## Start Entries provided

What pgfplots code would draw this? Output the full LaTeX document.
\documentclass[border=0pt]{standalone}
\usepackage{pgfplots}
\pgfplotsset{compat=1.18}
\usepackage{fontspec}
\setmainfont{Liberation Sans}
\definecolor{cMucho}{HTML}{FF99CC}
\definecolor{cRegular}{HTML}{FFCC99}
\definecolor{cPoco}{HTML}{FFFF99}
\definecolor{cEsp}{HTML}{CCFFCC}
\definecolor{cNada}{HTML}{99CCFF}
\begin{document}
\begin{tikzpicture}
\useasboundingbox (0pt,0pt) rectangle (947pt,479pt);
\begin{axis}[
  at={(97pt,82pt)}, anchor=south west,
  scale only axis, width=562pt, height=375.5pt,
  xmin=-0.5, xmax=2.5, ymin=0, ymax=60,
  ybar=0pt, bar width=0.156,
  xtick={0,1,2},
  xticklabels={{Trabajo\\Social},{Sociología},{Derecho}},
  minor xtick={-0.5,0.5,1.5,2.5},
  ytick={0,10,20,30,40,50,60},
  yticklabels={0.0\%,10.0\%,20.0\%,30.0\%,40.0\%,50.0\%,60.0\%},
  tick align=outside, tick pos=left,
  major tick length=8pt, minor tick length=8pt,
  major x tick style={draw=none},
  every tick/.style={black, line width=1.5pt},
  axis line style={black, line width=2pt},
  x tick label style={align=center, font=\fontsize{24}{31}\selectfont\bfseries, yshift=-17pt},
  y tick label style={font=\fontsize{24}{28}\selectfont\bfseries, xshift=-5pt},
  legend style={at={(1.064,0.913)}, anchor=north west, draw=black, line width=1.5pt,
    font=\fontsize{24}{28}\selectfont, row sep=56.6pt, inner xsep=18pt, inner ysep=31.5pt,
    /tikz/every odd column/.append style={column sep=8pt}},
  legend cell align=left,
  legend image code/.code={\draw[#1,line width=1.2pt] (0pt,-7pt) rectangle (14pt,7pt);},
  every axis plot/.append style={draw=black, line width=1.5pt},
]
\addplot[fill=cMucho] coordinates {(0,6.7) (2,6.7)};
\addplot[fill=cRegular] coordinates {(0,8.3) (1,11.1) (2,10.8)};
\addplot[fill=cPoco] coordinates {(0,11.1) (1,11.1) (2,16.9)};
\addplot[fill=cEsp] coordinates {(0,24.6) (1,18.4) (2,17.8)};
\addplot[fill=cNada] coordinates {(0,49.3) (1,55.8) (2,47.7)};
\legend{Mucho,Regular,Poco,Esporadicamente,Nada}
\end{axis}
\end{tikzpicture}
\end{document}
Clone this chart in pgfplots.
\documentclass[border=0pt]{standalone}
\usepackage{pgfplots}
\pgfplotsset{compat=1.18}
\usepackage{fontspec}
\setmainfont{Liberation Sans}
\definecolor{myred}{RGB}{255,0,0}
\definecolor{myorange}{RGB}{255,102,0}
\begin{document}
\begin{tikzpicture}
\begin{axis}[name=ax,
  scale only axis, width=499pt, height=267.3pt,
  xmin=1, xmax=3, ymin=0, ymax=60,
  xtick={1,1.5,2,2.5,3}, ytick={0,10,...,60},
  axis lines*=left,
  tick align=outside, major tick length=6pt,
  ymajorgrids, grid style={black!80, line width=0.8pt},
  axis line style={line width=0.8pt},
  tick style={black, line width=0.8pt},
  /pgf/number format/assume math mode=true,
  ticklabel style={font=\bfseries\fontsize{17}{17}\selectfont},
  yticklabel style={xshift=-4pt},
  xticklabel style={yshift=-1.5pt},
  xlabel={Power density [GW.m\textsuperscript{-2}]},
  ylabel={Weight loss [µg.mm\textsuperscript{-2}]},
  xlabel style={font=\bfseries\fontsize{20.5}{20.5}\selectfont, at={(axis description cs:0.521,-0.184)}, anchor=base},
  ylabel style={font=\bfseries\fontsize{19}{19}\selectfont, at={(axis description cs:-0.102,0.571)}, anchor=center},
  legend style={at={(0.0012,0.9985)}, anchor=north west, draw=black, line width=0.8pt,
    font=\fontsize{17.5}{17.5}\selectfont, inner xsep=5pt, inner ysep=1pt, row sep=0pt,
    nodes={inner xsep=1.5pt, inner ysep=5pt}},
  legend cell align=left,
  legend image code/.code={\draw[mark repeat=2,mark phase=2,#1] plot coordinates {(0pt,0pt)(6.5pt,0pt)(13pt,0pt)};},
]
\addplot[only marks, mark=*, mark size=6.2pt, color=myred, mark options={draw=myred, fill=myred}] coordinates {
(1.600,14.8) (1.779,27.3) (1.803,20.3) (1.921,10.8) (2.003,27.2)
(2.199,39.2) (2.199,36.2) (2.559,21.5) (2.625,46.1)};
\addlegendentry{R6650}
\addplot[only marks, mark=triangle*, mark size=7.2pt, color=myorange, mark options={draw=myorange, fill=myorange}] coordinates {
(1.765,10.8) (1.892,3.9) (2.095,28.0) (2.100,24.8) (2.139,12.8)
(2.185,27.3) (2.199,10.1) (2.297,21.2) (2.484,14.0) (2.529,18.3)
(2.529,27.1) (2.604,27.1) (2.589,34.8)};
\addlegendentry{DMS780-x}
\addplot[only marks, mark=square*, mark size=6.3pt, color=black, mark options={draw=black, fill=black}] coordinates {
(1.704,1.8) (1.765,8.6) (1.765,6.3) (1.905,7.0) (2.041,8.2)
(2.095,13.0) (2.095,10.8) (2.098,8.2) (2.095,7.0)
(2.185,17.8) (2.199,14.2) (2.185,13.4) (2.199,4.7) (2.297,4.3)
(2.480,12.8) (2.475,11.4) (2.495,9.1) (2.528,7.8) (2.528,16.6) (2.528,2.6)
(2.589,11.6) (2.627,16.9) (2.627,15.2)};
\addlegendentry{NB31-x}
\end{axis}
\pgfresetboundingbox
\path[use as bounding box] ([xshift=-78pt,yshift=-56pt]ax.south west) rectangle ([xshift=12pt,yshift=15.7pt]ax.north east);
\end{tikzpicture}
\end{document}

## End Entries provided

### Work to complete
Restate the whole of the material exactly.

### Result
What pgfplots code would draw this? Output the full LaTeX document.
\documentclass[border=0pt]{standalone}
\usepackage{pgfplots}
\pgfplotsset{compat=1.18}
\usepackage{fontspec}
\setmainfont{Liberation Sans}
\definecolor{cMucho}{HTML}{FF99CC}
\definecolor{cRegular}{HTML}{FFCC99}
\definecolor{cPoco}{HTML}{FFFF99}
\definecolor{cEsp}{HTML}{CCFFCC}
\definecolor{cNada}{HTML}{99CCFF}
\begin{document}
\begin{tikzpicture}
\useasboundingbox (0pt,0pt) rectangle (947pt,479pt);
\begin{axis}[
  at={(97pt,82pt)}, anchor=south west,
  scale only axis, width=562pt, height=375.5pt,
  xmin=-0.5, xmax=2.5, ymin=0, ymax=60,
  ybar=0pt, bar width=0.156,
  xtick={0,1,2},
  xticklabels={{Trabajo\\Social},{Sociología},{Derecho}},
  minor xtick={-0.5,0.5,1.5,2.5},
  ytick={0,10,20,30,40,50,60},
  yticklabels={0.0\%,10.0\%,20.0\%,30.0\%,40.0\%,50.0\%,60.0\%},
  tick align=outside, tick pos=left,
  major tick length=8pt, minor tick length=8pt,
  major x tick style={draw=none},
  every tick/.style={black, line width=1.5pt},
  axis line style={black, line width=2pt},
  x tick label style={align=center, font=\fontsize{24}{31}\selectfont\bfseries, yshift=-17pt},
  y tick label style={font=\fontsize{24}{28}\selectfont\bfseries, xshift=-5pt},
  legend style={at={(1.064,0.913)}, anchor=north west, draw=black, line width=1.5pt,
    font=\fontsize{24}{28}\selectfont, row sep=56.6pt, inner xsep=18pt, inner ysep=31.5pt,
    /tikz/every odd column/.append style={column sep=8pt}},
  legend cell align=left,
  legend image code/.code={\draw[#1,line width=1.2pt] (0pt,-7pt) rectangle (14pt,7pt);},
  every axis plot/.append style={draw=black, line width=1.5pt},
]
\addplot[fill=cMucho] coordinates {(0,6.7) (2,6.7)};
\addplot[fill=cRegular] coordinates {(0,8.3) (1,11.1) (2,10.8)};
\addplot[fill=cPoco] coordinates {(0,11.1) (1,11.1) (2,16.9)};
\addplot[fill=cEsp] coordinates {(0,24.6) (1,18.4) (2,17.8)};
\addplot[fill=cNada] coordinates {(0,49.3) (1,55.8) (2,47.7)};
\legend{Mucho,Regular,Poco,Esporadicamente,Nada}
\end{axis}
\end{tikzpicture}
\end{document}
Clone this chart in pgfplots.
\documentclass[border=0pt]{standalone}
\usepackage{pgfplots}
\pgfplotsset{compat=1.18}
\usepackage{fontspec}
\setmainfont{Liberation Sans}
\definecolor{myred}{RGB}{255,0,0}
\definecolor{myorange}{RGB}{255,102,0}
\begin{document}
\begin{tikzpicture}
\begin{axis}[name=ax,
  scale only axis, width=499pt, height=267.3pt,
  xmin=1, xmax=3, ymin=0, ymax=60,
  xtick={1,1.5,2,2.5,3}, ytick={0,10,...,60},
  axis lines*=left,
  tick align=outside, major tick length=6pt,
  ymajorgrids, grid style={black!80, line width=0.8pt},
  axis line style={line width=0.8pt},
  tick style={black, line width=0.8pt},
  /pgf/number format/assume math mode=true,
  ticklabel style={font=\bfseries\fontsize{17}{17}\selectfont},
  yticklabel style={xshift=-4pt},
  xticklabel style={yshift=-1.5pt},
  xlabel={Power density [GW.m\textsuperscript{-2}]},
  ylabel={Weight loss [µg.mm\textsuperscript{-2}]},
  xlabel style={font=\bfseries\fontsize{20.5}{20.5}\selectfont, at={(axis description cs:0.521,-0.184)}, anchor=base},
  ylabel style={font=\bfseries\fontsize{19}{19}\selectfont, at={(axis description cs:-0.102,0.571)}, anchor=center},
  legend style={at={(0.0012,0.9985)}, anchor=north west, draw=black, line width=0.8pt,
    font=\fontsize{17.5}{17.5}\selectfont, inner xsep=5pt, inner ysep=1pt, row sep=0pt,
    nodes={inner xsep=1.5pt, inner ysep=5pt}},
  legend cell align=left,
  legend image code/.code={\draw[mark repeat=2,mark phase=2,#1] plot coordinates {(0pt,0pt)(6.5pt,0pt)(13pt,0pt)};},
]
\addplot[only marks, mark=*, mark size=6.2pt, color=myred, mark options={draw=myred, fill=myred}] coordinates {
(1.600,14.8) (1.779,27.3) (1.803,20.3) (1.921,10.8) (2.003,27.2)
(2.199,39.2) (2.199,36.2) (2.559,21.5) (2.625,46.1)};
\addlegendentry{R6650}
\addplot[only marks, mark=triangle*, mark size=7.2pt, color=myorange, mark options={draw=myorange, fill=myorange}] coordinates {
(1.765,10.8) (1.892,3.9) (2.095,28.0) (2.100,24.8) (2.139,12.8)
(2.185,27.3) (2.199,10.1) (2.297,21.2) (2.484,14.0) (2.529,18.3)
(2.529,27.1) (2.604,27.1) (2.589,34.8)};
\addlegendentry{DMS780-x}
\addplot[only marks, mark=square*, mark size=6.3pt, color=black, mark options={draw=black, fill=black}] coordinates {
(1.704,1.8) (1.765,8.6) (1.765,6.3) (1.905,7.0) (2.041,8.2)
(2.095,13.0) (2.095,10.8) (2.098,8.2) (2.095,7.0)
(2.185,17.8) (2.199,14.2) (2.185,13.4) (2.199,4.7) (2.297,4.3)
(2.480,12.8) (2.475,11.4) (2.495,9.1) (2.528,7.8) (2.528,16.6) (2.528,2.6)
(2.589,11.6) (2.627,16.9) (2.627,15.2)};
\addlegendentry{NB31-x}
\end{axis}
\pgfresetboundingbox
\path[use as bounding box] ([xshift=-78pt,yshift=-56pt]ax.south west) rectangle ([xshift=12pt,yshift=15.7pt]ax.north east);
\end{tikzpicture}
\end{document}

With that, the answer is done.